TASK INSTRUCTIONS – Set down each line of the data below exactly as it stands, dropping the pictures.

PROVIDED DATA –
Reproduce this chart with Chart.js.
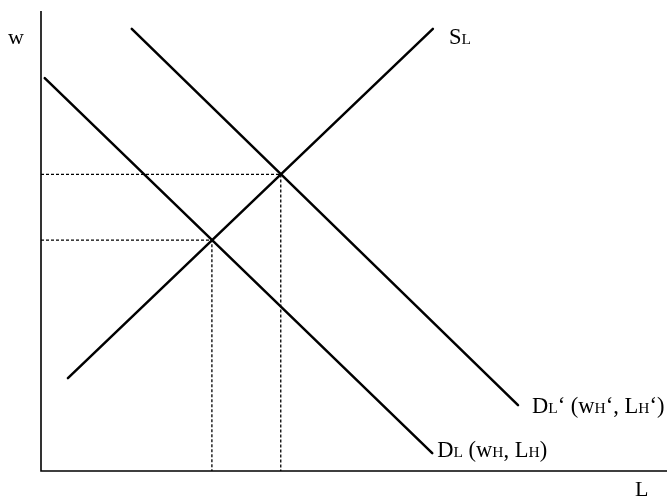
<!DOCTYPE html>
<html>
<head>
<meta charset="utf-8">
<script src="https://cdn.jsdelivr.net/npm/chart.js@4"></script>
<style>
  html, body { margin: 0; padding: 0; background: #fff; }
  #wrap { width: 672px; height: 498px; position: relative; }
</style>
</head>
<body>
<div id="wrap"><canvas id="c"></canvas></div>
<script>
// Data (abstract units, 0..100 on both axes)
const supplyX = [4.3, 62.6];
const supplyY = [20.2, 96.1];
const demandX = [0.6, 62.5];
const demandY = [85.4, 3.9];
const demandShiftX = [14.5, 76.2];
const demandShiftY = [96.1, 14.3];
const equilibriumX = [27.3, 38.3];
const equilibriumY = [50.2, 64.5];
const axisLabels = ['L', 'w'];

function pts(xs, ys) { return xs.map((x, i) => ({ x: x, y: ys[i] })); }
function guide(i) {
  return [{ x: 0, y: equilibriumY[i] }, { x: equilibriumX[i], y: equilibriumY[i] }, { x: equilibriumX[i], y: 0 }];
}

const BIG = '22.5px "Liberation Serif", "Times New Roman", serif';
const SMALL = '15.5px "Liberation Serif", "Times New Roman", serif';

function drawRich(ctx, x, y, segs) {
  let cx = x;
  segs.forEach(s => {
    ctx.font = s[1] ? SMALL : BIG;
    ctx.fillText(s[0], cx, y);
    cx += ctx.measureText(s[0]).width;
  });
}

const labelPlugin = {
  id: 'labels',
  beforeDatasetsDraw(chart) {
    const ctx = chart.ctx, xs = chart.scales.x, ys = chart.scales.y;
    ctx.save();
    ctx.strokeStyle = '#000';
    ctx.lineWidth = 1.6;
    ctx.beginPath();
    ctx.moveTo(xs.getPixelForValue(0), ys.getPixelForValue(100));
    ctx.lineTo(xs.getPixelForValue(0), ys.getPixelForValue(0));
    ctx.lineTo(xs.getPixelForValue(100), ys.getPixelForValue(0));
    ctx.stroke();
    ctx.restore();
  },
  afterDatasetsDraw(chart) {
    const ctx = chart.ctx, xs = chart.scales.x, ys = chart.scales.y;
    ctx.save();
    ctx.fillStyle = '#000';
    ctx.textBaseline = 'alphabetic';
    ctx.textAlign = 'left';
    const bigAxis = '22px "Liberation Serif", "Times New Roman", serif';
    ctx.font = bigAxis;
    // w
    ctx.fillText(axisLabels[1], xs.getPixelForValue(0) - 33, ys.getPixelForValue(100) + 33);
    // L
    ctx.fillText(axisLabels[0], xs.getPixelForValue(100) - 32, ys.getPixelForValue(0) + 25);
    // S_L
    let ex = xs.getPixelForValue(supplyX[1]), ey = ys.getPixelForValue(supplyY[1]);
    drawRich(ctx, ex + 16, ey + 15, [['S', 0], ['L', 1]]);
    // D_L'
    ex = xs.getPixelForValue(demandShiftX[1]); ey = ys.getPixelForValue(demandShiftY[1]);
    drawRich(ctx, ex + 14, ey + 8, [['D', 0], ['L', 1], ['\u2018 (w', 0], ['H', 1], ['\u2018, L', 0], ['H', 1], ['\u2018)', 0]]);
    // D_L
    ex = xs.getPixelForValue(demandX[1]); ey = ys.getPixelForValue(demandY[1]);
    drawRich(ctx, ex + 5, ey + 4, [['D', 0], ['L', 1], [' (w', 0], ['H', 1], [', L', 0], ['H', 1], [')', 0]]);
    ctx.restore();
  }
};

const solid = { borderColor: '#000', borderWidth: 2.5, pointRadius: 0, showLine: true, fill: false, borderCapStyle: 'round', clip: false };
const dotted = { borderColor: '#000', borderWidth: 1.3, pointRadius: 0, showLine: true, fill: false, borderDash: [3, 2], clip: false };

new Chart(document.getElementById('c'), {
  type: 'scatter',
  data: {
    datasets: [
      Object.assign({ label: 'guide1', data: guide(0) }, dotted),
      Object.assign({ label: 'guide2', data: guide(1) }, dotted),
      Object.assign({ label: 'S_L', data: pts(supplyX, supplyY) }, solid),
      Object.assign({ label: 'D_L', data: pts(demandX, demandY) }, solid),
      Object.assign({ label: "D_L'", data: pts(demandShiftX, demandShiftY) }, solid)
    ]
  },
  options: {
    responsive: true,
    maintainAspectRatio: false,
    animation: false,
    layout: { padding: { left: 41, right: 5, top: 11, bottom: 27 } },
    plugins: { legend: { display: false }, tooltip: { enabled: false } },
    scales: {
      x: { type: 'linear', min: 0, max: 100, display: false },
      y: { type: 'linear', min: 0, max: 100, display: false }
    }
  },
  plugins: [labelPlugin]
});
</script>
</body>
</html>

CORRECT RESPONSE –
Reproduce this chart with Chart.js.
<!DOCTYPE html>
<html>
<head>
<meta charset="utf-8">
<script src="https://cdn.jsdelivr.net/npm/chart.js@4"></script>
<style>
  html, body { margin: 0; padding: 0; background: #fff; }
  #wrap { width: 672px; height: 498px; position: relative; }
</style>
</head>
<body>
<div id="wrap"><canvas id="c"></canvas></div>
<script>
// Data (abstract units, 0..100 on both axes)
const supplyX = [4.3, 62.6];
const supplyY = [20.2, 96.1];
const demandX = [0.6, 62.5];
const demandY = [85.4, 3.9];
const demandShiftX = [14.5, 76.2];
const demandShiftY = [96.1, 14.3];
const equilibriumX = [27.3, 38.3];
const equilibriumY = [50.2, 64.5];
const axisLabels = ['L', 'w'];

function pts(xs, ys) { return xs.map((x, i) => ({ x: x, y: ys[i] })); }
function guide(i) {
  return [{ x: 0, y: equilibriumY[i] }, { x: equilibriumX[i], y: equilibriumY[i] }, { x: equilibriumX[i], y: 0 }];
}

const BIG = '22.5px "Liberation Serif", "Times New Roman", serif';
const SMALL = '15.5px "Liberation Serif", "Times New Roman", serif';

function drawRich(ctx, x, y, segs) {
  let cx = x;
  segs.forEach(s => {
    ctx.font = s[1] ? SMALL : BIG;
    ctx.fillText(s[0], cx, y);
    cx += ctx.measureText(s[0]).width;
  });
}

const labelPlugin = {
  id: 'labels',
  beforeDatasetsDraw(chart) {
    const ctx = chart.ctx, xs = chart.scales.x, ys = chart.scales.y;
    ctx.save();
    ctx.strokeStyle = '#000';
    ctx.lineWidth = 1.6;
    ctx.beginPath();
    ctx.moveTo(xs.getPixelForValue(0), ys.getPixelForValue(100));
    ctx.lineTo(xs.getPixelForValue(0), ys.getPixelForValue(0));
    ctx.lineTo(xs.getPixelForValue(100), ys.getPixelForValue(0));
    ctx.stroke();
    ctx.restore();
  },
  afterDatasetsDraw(chart) {
    const ctx = chart.ctx, xs = chart.scales.x, ys = chart.scales.y;
    ctx.save();
    ctx.fillStyle = '#000';
    ctx.textBaseline = 'alphabetic';
    ctx.textAlign = 'left';
    const bigAxis = '22px "Liberation Serif", "Times New Roman", serif';
    ctx.font = bigAxis;
    // w
    ctx.fillText(axisLabels[1], xs.getPixelForValue(0) - 33, ys.getPixelForValue(100) + 33);
    // L
    ctx.fillText(axisLabels[0], xs.getPixelForValue(100) - 32, ys.getPixelForValue(0) + 25);
    // S_L
    let ex = xs.getPixelForValue(supplyX[1]), ey = ys.getPixelForValue(supplyY[1]);
    drawRich(ctx, ex + 16, ey + 15, [['S', 0], ['L', 1]]);
    // D_L'
    ex = xs.getPixelForValue(demandShiftX[1]); ey = ys.getPixelForValue(demandShiftY[1]);
    drawRich(ctx, ex + 14, ey + 8, [['D', 0], ['L', 1], ['\u2018 (w', 0], ['H', 1], ['\u2018, L', 0], ['H', 1], ['\u2018)', 0]]);
    // D_L
    ex = xs.getPixelForValue(demandX[1]); ey = ys.getPixelForValue(demandY[1]);
    drawRich(ctx, ex + 5, ey + 4, [['D', 0], ['L', 1], [' (w', 0], ['H', 1], [', L', 0], ['H', 1], [')', 0]]);
    ctx.restore();
  }
};

const solid = { borderColor: '#000', borderWidth: 2.5, pointRadius: 0, showLine: true, fill: false, borderCapStyle: 'round', clip: false };
const dotted = { borderColor: '#000', borderWidth: 1.3, pointRadius: 0, showLine: true, fill: false, borderDash: [3, 2], clip: false };

new Chart(document.getElementById('c'), {
  type: 'scatter',
  data: {
    datasets: [
      Object.assign({ label: 'guide1', data: guide(0) }, dotted),
      Object.assign({ label: 'guide2', data: guide(1) }, dotted),
      Object.assign({ label: 'S_L', data: pts(supplyX, supplyY) }, solid),
      Object.assign({ label: 'D_L', data: pts(demandX, demandY) }, solid),
      Object.assign({ label: "D_L'", data: pts(demandShiftX, demandShiftY) }, solid)
    ]
  },
  options: {
    responsive: true,
    maintainAspectRatio: false,
    animation: false,
    layout: { padding: { left: 41, right: 5, top: 11, bottom: 27 } },
    plugins: { legend: { display: false }, tooltip: { enabled: false } },
    scales: {
      x: { type: 'linear', min: 0, max: 100, display: false },
      y: { type: 'linear', min: 0, max: 100, display: false }
    }
  },
  plugins: [labelPlugin]
});
</script>
</body>
</html>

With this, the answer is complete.